STATED GOAL: Output the first line of the listing and each line after it, up to and including the line that contains "const noteLine2 = 'A : ordonnée à l’origine';", exactly as written, minus the pictures.

DATA EXCERPT:
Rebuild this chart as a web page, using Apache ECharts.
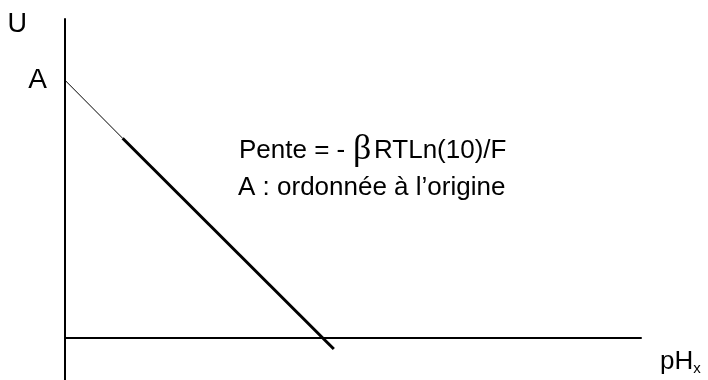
<!DOCTYPE html>
<html><head><meta charset="utf-8">
<script src="https://cdn.jsdelivr.net/npm/echarts@6/dist/echarts.min.js"></script>
<style>html,body{margin:0;padding:0;background:#fff}#c{width:708px;height:380px}</style>
</head><body><div id="c"></div>
<script>
const xRange = [0, 9];
const yRange = [-0.65, 4.95];
const interceptA = 4;
const thinSegment = [[0, 4], [0.9, 3.1]];
const thickSegment = [[0.9, 3.1], [4.2, -0.17]];
const noteParts = ['Pente = - ', 'β', 'RTLn(10)/F'];
const noteLine2 = 'A : ordonnée à l’origine';

const FONT = 'Liberation Sans, Arial, sans-serif';
const chart = echarts.init(document.getElementById('c'));
chart.setOption({
  animation: false,
  grid: { left: 65, right: 67, top: 19, bottom: 0, containLabel: false },
  xAxis: {
    type: 'value', min: xRange[0], max: xRange[1],
    name: '{p|pH}{s|x}', nameLocation: 'end', nameGap: 19,
    nameTextStyle: { verticalAlign: 'top', align: 'left', padding: [9, 0, 0, 0],
      rich: { p: { fontFamily: FONT, fontSize: 26, color: '#000' },
              s: { fontFamily: FONT, fontSize: 15, color: '#000', verticalAlign: 'bottom', padding: [14, 0, 0, 0] } } },
    axisLine: { onZero: true, lineStyle: { color: '#000', width: 2 } },
    axisTick: { show: false }, axisLabel: { show: false }, splitLine: { show: false }
  },
  yAxis: {
    type: 'value', min: yRange[0], max: yRange[1],
    name: 'U', nameLocation: 'end', nameGap: -6,
    nameTextStyle: { fontFamily: FONT, fontSize: 27, color: '#000', align: 'right', verticalAlign: 'middle', padding: [0, 38, 0, 0] },
    axisLine: { lineStyle: { color: '#000', width: 2 } },
    axisTick: { show: false }, splitLine: { show: false },
    axisLabel: { show: true, customValues: [interceptA], formatter: () => 'A', margin: 18,
      fontFamily: FONT, fontSize: 28, color: '#000', padding: [0, 0, 14, 0] }
  },
  series: [
    { type: 'line', data: thinSegment, symbol: 'none', lineStyle: { color: '#000', width: 1 } },
    { type: 'line', data: thickSegment, symbol: 'none', lineStyle: { color: '#000', width: 3 } }
  ],
  graphic: [
    { type: 'text', left: 239, top: 138, style: { text: noteParts[0], fontFamily: FONT, fontSize: 26, fill: '#000' } },
    { type: 'text', left: 353, top: 132, style: { text: noteParts[1], fontFamily: 'Liberation Serif, serif', fontSize: 36, fill: '#000' } },
    { type: 'text', left: 374, top: 138, style: { text: noteParts[2], fontFamily: FONT, fontSize: 26, fill: '#000' } },
    { type: 'text', left: 238, top: 175, style: { text: noteLine2, fontFamily: FONT, fontSize: 26, fill: '#000' } }
  ]
});
</script></body></html>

RESPONSE TO THE EXERCISE:
Rebuild this chart as a web page, using Apache ECharts.
<!DOCTYPE html>
<html><head><meta charset="utf-8">
<script src="https://cdn.jsdelivr.net/npm/echarts@6/dist/echarts.min.js"></script>
<style>html,body{margin:0;padding:0;background:#fff}#c{width:708px;height:380px}</style>
</head><body><div id="c"></div>
<script>
const xRange = [0, 9];
const yRange = [-0.65, 4.95];
const interceptA = 4;
const thinSegment = [[0, 4], [0.9, 3.1]];
const thickSegment = [[0.9, 3.1], [4.2, -0.17]];
const noteParts = ['Pente = - ', 'β', 'RTLn(10)/F'];
const noteLine2 = 'A : ordonnée à l’origine';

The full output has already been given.